Insights on...
OPERATIONAL DUE DILIGENCE
THE ONGOING EVOLUTION OF OPERATIONAL DUE DILIGENCE
An interview with Peter Sanchez, chief executive officer of Northern Trust Hedge Fund Services
As competition for capital grows fiercer in the hedge fund industry, every small choice a manager
makes can mean the difference between winning a mandate or losing it to another manager. One
area investors are scrutinizing more closely is a firm’s operational side.
Peter Sanchez, chief executive officer of Northern Trust Hedge Fund Services, discusses what
investors are looking for when they conduct operational due diligence on a fund. He also discusses
recent legislation and how it is putting pressure on firms to comply with a host of new regulations.
What are the biggest changes to operational due diligence in the last decade?
Are there particular areas of operations that investors care about more than others?
Operational due diligence has evolved considerably in the last 10 years. Thematically, we’ve seen
changes grouped into a few broad categories:
First, operational due diligence is a lot more formal – it’s no longer a “tick the box” item.
Hedge fund investors now bring the same intensive, hands-on approach that large institutional
investors have been employing for years with traditional managers. Ten years ago operational due
diligence for a hedge fund involved a questionnaire and perhaps a phone call. Today on-site visits
with both the manager and the administrator are quite common. Also, descriptions of controls
are no longer enough – investors want to see controls in action through demonstrations.
Second, investors focus heavily on the issues that affect them most, particularly controls
around who can move cash and the independence of valuation practices. For cash, they want to
see controls that will help prevent errors and fraudulent behavior. For example, Northern Trust
uses online tools, input/approval procedures that require two separate individuals to authorize a
wire and a third-level review by our cash team before the wire is released. Other administrators
may handle it differently, but whatever the specifics, investors want to confirm there are protections
in place against operational errors or fraudulent activity.
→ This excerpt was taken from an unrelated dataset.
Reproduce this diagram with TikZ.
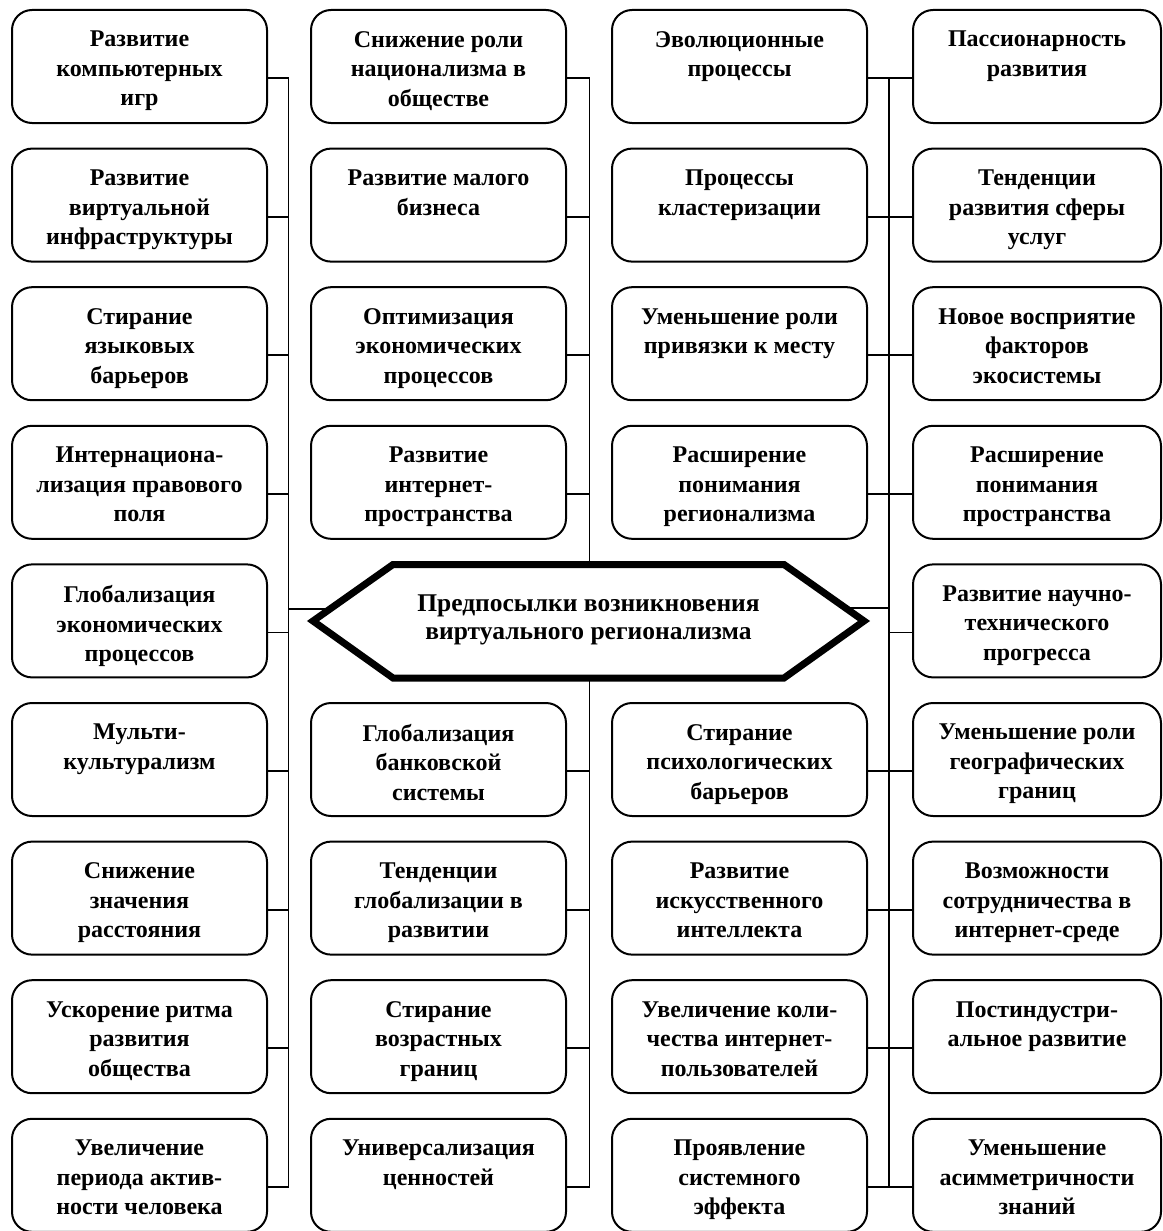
\documentclass[tikz,border=0pt]{standalone}
\usepackage{fontspec}
\setmainfont{Liberation Serif}
\newcommand{\mkbx}[5]{%
  \node[boxsty, minimum width=#4pt] (#1) at (#2, #3+56.5) {};
  \node[txtsty] (#1t) at (#2, #3+21) {#5};}
\begin{document}
\begin{tikzpicture}[x=1pt,y=-1pt,
  boxsty/.style={draw, line width=2pt, rounded corners=20pt, minimum height=113pt, inner sep=0pt},
  txtsty/.style={anchor=north, inner sep=0pt, align=center, font=\fontsize{24}{29.5}\selectfont\bfseries},
  conn/.style={line width=1.8pt},
  hexsty/.style={line width=7pt, fill=white, line join=miter},
  ctext/.style={inner sep=0pt, align=center, font=\fontsize{25.5}{28}\selectfont\bfseries}]
\useasboundingbox (0,0) rectangle (1162,1231);

% column 1
\mkbx{A1}{139.5}{10}{255}{Развитие\\компьютерных\\игр}
\mkbx{A2}{139.5}{148.6}{255}{Развитие\\виртуальной\\инфраструктуры}
\mkbx{A3}{139.5}{287.2}{255}{Стирание\\языковых\\барьеров}
\mkbx{A4}{139.5}{425.8}{255}{Интернациона-\\лизация правового\\поля}
\mkbx{A5}{139.5}{564.4}{255}{Глобализация\\экономических\\процессов}
\mkbx{A6}{139.5}{703}{255}{Мульти-\\культурализм}
\mkbx{A7}{139.5}{841.6}{255}{Снижение\\значения\\расстояния}
\mkbx{A8}{139.5}{980.2}{255}{Ускорение ритма\\развития\\общества}
\mkbx{A9}{139.5}{1118.8}{255}{Увеличение\\периода актив-\\ности человека}
% column 2
\mkbx{B1}{438.5}{10}{255}{Снижение роли\\национализма в\\обществе}
\mkbx{B2}{438.5}{148.6}{255}{Развитие малого\\бизнеса}
\mkbx{B3}{438.5}{287.2}{255}{Оптимизация\\экономических\\процессов}
\mkbx{B4}{438.5}{425.8}{255}{Развитие\\интернет-\\пространства}
\mkbx{B6}{438.5}{703}{255}{Глобализация\\банковской\\системы}
\mkbx{B7}{438.5}{841.6}{255}{Тенденции\\глобализации в\\развитии}
\mkbx{B8}{438.5}{980.2}{255}{Стирание\\возрастных\\границ}
\mkbx{B9}{438.5}{1118.8}{255}{Универсализация\\ценностей}
% column 3
\mkbx{C1}{739.5}{10}{255}{Эволюционные\\процессы}
\mkbx{C2}{739.5}{148.6}{255}{Процессы\\кластеризации}
\mkbx{C3}{739.5}{287.2}{255}{Уменьшение роли\\привязки к месту}
\mkbx{C4}{739.5}{425.8}{255}{Расширение\\понимания\\регионализма}
\mkbx{C6}{739.5}{703}{255}{Стирание\\психологических\\барьеров}
\mkbx{C7}{739.5}{841.6}{255}{Развитие\\искусственного\\интеллекта}
\mkbx{C8}{739.5}{980.2}{255}{Увеличение коли-\\чества интернет-\\пользователей}
\mkbx{C9}{739.5}{1118.8}{255}{Проявление\\системного\\эффекта}
% column 4
\mkbx{D1}{1037}{10}{248}{Пассионарность\\развития}
\mkbx{D2}{1037}{148.6}{248}{Тенденции\\развития сферы\\услуг}
\mkbx{D3}{1037}{287.2}{248}{Новое восприятие\\факторов\\экосистемы}
\mkbx{D4}{1037}{425.8}{248}{Расширение\\понимания\\пространства}
\mkbx{D5}{1037}{564.4}{248}{Развитие научно-\\технического\\прогресса}
\mkbx{D6}{1037}{703}{248}{Уменьшение роли\\географических\\границ}
\mkbx{D7}{1037}{841.6}{248}{Возможности\\сотрудничества в\\интернет-среде}
\mkbx{D8}{1037}{980.2}{248}{Постиндустри-\\альное развитие}
\mkbx{D9}{1037}{1118.8}{248}{Уменьшение\\асимметричности\\знаний}

% trunk lines
\coordinate (L1) at (288.5,0);
\coordinate (L2) at (589.5,0);
\coordinate (L3) at (889,0);
\coordinate (HL) at (345,609);
\coordinate (HR) at (832,608);

\foreach \i in {1,...,9} {
  \draw[conn] ([yshift=-11.5pt]A\i.east) -- ([yshift=-11.5pt]A\i.east -| L1);
  \draw[conn] ([yshift=-11.5pt]D\i.west) -- ([yshift=-11.5pt]D\i.west -| L3);
}
\foreach \i in {1,2,3,4,6,7,8,9} {
  \draw[conn] ([yshift=-11.5pt]B\i.east) -- ([yshift=-11.5pt]B\i.east -| L2);
  \draw[conn] ([yshift=-11.5pt]C\i.east) -- ([yshift=-11.5pt]C\i.east -| L3);
}
\draw[conn] ([yshift=-11.5pt]A1.east -| L1) -- ([yshift=-11.5pt]A9.east -| L1);
\draw[conn] ([yshift=-11.5pt]B1.east -| L2) -- ([yshift=-11.5pt]B9.east -| L2);
\draw[conn] ([yshift=-11.5pt]D1.west -| L3) -- ([yshift=-11.5pt]D9.west -| L3);
\draw[conn] (HL -| L1) -- (HL);
\draw[conn] (HR) -- (HR -| L3);

% central hexagon
\draw[hexsty] (313,621) -- (393,564.5) -- (784,564.5) -- (864,621) -- (784,678) -- (393,678) -- cycle;
\node[ctext] (H) at (588.5,620) {Предпосылки возникновения\\виртуального регионализма};
\end{tikzpicture}
\end{document}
Valuation follows a similar theme – investors want to understand the administrator’s role in
valuation. Is the administrator sourcing prices from vendors or using models? How much of the
portfolio uses manager marks or broker quotes? What checks/controls are in place to substantiate
manager marks? All these lead to the overarching question: “How do I know my investment is
actually worth what my manager tells me it’s worth?”
Are there any recent regulatory changes that have affected the way asset management
firms must run their funds (in terms of operations and best practices)?
The litany of new regulations – FATCA, Form PF, AIFMD, EMIR and others – all place demands
on managers who are otherwise seeking to reduce costs. This inherent conflict manifests itself in
a few different ways.
First, managers are being forced to change their perspective of what are “acceptable” fund
expenses. In the beginning, managers would attempt to support regulations in-house because
they felt the pricing set by administrators was too high. Over time, they came to realize that the
level of resources required to support regulatory demands – particularly the costs of attracting and
retaining talent with the necessary expertise – actually make in-house support more expensive.